What is asked:
Count the lines below that contain the word "React", and report only that number.

====== Data extract

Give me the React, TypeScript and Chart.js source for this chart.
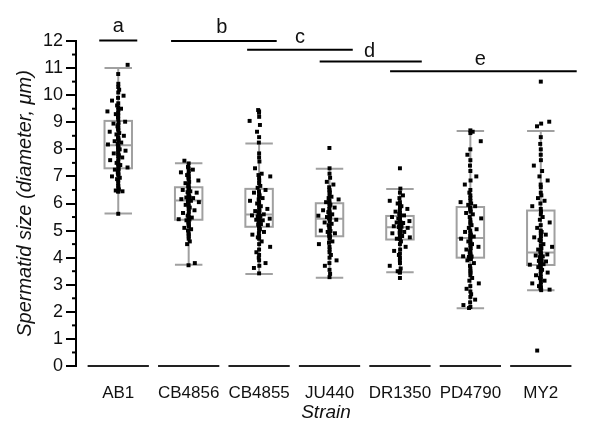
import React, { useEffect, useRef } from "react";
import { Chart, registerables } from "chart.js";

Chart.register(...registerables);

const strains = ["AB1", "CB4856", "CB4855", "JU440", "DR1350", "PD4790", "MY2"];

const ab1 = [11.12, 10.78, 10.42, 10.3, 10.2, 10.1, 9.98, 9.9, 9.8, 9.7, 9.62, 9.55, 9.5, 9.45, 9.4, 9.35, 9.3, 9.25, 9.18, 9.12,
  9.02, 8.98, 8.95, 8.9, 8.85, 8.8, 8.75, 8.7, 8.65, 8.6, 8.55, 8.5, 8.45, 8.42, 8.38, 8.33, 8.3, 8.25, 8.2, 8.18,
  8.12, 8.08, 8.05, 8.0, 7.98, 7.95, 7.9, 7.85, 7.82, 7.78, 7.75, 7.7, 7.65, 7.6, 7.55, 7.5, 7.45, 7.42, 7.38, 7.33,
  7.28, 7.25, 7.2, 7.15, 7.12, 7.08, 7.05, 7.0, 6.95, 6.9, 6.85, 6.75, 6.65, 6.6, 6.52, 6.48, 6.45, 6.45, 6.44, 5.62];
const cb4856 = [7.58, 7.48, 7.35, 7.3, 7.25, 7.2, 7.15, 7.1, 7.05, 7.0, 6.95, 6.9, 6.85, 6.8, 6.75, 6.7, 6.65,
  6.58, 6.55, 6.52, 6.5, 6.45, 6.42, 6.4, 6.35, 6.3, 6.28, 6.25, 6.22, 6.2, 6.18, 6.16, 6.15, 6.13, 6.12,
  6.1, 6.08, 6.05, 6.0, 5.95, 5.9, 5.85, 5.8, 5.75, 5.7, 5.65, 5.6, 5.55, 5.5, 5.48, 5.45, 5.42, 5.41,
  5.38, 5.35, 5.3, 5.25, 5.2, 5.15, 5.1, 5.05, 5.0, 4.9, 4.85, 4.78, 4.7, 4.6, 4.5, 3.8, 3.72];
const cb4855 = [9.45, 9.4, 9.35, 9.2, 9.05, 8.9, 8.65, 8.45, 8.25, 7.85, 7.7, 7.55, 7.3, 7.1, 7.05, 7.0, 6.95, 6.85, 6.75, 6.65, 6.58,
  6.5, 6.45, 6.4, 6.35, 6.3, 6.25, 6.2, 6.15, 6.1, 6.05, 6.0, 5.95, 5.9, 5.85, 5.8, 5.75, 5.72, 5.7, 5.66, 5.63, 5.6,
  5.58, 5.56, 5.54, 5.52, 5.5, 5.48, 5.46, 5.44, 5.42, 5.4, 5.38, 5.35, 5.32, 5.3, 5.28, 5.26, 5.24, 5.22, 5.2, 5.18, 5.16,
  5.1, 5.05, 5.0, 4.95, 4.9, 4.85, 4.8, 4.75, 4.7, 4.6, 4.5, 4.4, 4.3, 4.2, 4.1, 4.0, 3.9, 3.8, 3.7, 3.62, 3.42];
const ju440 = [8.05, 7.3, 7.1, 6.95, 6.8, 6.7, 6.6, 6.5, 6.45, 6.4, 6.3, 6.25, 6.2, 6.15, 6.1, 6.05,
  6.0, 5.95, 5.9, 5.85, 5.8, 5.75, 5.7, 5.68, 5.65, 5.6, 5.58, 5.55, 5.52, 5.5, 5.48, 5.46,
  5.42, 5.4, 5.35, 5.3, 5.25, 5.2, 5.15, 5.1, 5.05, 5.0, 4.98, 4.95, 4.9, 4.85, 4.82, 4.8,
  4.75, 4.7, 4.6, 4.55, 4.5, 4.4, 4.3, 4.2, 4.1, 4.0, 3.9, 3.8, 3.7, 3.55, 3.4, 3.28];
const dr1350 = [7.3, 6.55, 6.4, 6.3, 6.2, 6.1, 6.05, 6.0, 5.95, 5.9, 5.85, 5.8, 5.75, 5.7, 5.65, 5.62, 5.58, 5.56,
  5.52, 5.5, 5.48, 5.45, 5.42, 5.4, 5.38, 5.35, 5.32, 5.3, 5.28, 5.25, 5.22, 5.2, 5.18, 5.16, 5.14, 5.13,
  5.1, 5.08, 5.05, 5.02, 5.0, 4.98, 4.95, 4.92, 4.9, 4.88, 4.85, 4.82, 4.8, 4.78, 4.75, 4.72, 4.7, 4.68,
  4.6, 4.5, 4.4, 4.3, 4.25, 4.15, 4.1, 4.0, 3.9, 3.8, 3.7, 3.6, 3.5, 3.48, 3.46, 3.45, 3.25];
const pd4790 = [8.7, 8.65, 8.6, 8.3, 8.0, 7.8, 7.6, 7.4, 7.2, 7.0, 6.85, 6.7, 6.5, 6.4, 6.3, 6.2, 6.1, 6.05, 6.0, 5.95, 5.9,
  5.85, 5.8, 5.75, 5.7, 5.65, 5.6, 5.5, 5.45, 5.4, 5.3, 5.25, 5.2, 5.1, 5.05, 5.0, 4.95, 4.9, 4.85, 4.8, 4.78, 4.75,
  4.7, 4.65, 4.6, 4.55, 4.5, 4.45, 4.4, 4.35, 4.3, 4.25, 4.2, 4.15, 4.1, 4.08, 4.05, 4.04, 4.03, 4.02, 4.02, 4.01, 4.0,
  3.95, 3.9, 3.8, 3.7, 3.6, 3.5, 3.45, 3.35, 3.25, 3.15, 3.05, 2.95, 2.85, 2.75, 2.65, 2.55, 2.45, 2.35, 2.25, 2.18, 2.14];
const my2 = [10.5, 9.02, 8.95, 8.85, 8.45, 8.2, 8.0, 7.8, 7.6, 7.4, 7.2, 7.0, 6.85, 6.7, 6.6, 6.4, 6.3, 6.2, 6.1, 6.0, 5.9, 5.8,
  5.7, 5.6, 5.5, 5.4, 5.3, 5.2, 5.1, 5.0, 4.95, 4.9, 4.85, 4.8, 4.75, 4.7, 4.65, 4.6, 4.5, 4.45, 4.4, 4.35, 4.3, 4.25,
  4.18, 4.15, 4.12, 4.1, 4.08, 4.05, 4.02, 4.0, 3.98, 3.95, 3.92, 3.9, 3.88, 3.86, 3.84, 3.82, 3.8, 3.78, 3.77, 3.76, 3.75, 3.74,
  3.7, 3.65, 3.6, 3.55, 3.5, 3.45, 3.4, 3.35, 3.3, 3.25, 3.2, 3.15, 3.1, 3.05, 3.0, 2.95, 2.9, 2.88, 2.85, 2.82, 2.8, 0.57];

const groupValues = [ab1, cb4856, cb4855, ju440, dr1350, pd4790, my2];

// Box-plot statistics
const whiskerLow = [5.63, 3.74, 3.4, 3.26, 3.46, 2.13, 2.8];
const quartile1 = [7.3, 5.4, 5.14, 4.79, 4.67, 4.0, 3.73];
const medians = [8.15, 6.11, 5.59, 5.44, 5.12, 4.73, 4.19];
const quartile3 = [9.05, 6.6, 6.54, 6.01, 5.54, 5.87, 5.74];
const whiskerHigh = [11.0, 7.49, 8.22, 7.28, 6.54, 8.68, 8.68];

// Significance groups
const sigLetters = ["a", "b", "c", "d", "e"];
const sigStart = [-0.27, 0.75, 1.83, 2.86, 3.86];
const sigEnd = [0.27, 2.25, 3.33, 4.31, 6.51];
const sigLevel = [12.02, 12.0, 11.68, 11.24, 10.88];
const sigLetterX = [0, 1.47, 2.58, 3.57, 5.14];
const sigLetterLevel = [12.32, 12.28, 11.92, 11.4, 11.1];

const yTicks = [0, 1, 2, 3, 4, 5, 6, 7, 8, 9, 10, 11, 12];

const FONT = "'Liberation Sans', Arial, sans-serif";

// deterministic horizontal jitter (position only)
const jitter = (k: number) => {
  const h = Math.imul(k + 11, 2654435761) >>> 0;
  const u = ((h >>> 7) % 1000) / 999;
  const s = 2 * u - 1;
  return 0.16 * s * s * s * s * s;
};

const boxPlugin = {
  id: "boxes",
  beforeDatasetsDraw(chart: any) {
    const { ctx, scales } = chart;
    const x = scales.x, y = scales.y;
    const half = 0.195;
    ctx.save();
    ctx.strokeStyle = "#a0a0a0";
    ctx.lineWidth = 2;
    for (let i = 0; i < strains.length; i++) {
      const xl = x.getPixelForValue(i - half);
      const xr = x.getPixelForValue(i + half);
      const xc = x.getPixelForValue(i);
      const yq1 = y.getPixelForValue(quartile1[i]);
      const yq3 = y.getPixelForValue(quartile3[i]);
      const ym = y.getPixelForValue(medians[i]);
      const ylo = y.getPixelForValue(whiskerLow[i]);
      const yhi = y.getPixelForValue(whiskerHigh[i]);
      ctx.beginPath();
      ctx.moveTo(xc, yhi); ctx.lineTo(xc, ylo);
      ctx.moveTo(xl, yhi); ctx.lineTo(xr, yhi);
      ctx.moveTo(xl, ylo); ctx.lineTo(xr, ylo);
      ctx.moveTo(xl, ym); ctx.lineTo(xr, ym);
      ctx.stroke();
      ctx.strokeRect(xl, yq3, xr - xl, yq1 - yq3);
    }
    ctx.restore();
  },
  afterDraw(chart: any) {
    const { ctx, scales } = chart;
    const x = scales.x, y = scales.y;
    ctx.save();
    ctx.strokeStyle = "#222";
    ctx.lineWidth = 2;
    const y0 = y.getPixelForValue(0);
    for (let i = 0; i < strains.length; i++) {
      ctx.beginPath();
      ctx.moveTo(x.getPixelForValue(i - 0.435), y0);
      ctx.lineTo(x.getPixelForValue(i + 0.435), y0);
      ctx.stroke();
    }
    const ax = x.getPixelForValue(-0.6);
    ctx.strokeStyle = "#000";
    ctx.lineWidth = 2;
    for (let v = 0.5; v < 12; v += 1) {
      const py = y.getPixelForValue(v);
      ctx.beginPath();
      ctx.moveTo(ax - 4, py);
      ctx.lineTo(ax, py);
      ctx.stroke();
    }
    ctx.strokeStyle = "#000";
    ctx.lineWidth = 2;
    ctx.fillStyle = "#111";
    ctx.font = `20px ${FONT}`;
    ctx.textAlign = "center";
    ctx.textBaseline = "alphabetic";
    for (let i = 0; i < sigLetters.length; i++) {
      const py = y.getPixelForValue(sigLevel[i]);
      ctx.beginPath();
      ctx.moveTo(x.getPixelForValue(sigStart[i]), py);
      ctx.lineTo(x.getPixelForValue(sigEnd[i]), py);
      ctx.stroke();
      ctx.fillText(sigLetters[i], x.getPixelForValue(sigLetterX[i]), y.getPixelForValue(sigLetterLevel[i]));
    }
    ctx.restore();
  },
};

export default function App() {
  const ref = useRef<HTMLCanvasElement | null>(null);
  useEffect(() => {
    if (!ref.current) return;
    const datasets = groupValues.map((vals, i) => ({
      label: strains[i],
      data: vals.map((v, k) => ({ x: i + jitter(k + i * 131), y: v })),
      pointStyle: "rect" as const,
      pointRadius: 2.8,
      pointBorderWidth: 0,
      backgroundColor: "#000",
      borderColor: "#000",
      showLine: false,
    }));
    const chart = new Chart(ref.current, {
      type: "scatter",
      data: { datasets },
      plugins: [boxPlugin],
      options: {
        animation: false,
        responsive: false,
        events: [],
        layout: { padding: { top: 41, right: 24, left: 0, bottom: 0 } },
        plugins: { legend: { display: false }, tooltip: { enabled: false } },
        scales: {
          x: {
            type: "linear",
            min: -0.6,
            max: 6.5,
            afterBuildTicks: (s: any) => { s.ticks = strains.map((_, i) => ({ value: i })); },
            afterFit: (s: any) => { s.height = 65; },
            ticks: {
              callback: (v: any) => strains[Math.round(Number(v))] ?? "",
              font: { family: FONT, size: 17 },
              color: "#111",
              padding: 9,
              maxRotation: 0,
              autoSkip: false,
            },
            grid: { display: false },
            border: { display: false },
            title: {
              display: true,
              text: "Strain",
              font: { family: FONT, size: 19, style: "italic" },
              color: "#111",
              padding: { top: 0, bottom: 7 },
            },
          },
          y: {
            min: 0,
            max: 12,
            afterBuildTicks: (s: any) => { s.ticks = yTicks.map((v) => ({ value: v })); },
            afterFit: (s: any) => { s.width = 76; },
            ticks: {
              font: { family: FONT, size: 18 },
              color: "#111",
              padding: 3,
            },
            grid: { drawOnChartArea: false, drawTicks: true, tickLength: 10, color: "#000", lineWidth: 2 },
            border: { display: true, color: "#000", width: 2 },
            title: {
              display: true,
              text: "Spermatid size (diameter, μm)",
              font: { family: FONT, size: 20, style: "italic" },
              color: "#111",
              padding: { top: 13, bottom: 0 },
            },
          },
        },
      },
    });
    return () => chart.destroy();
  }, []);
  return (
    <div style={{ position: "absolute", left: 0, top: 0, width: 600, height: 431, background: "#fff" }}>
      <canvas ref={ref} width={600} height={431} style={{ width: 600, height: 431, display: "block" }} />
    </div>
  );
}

============

Reply to the exercise:
2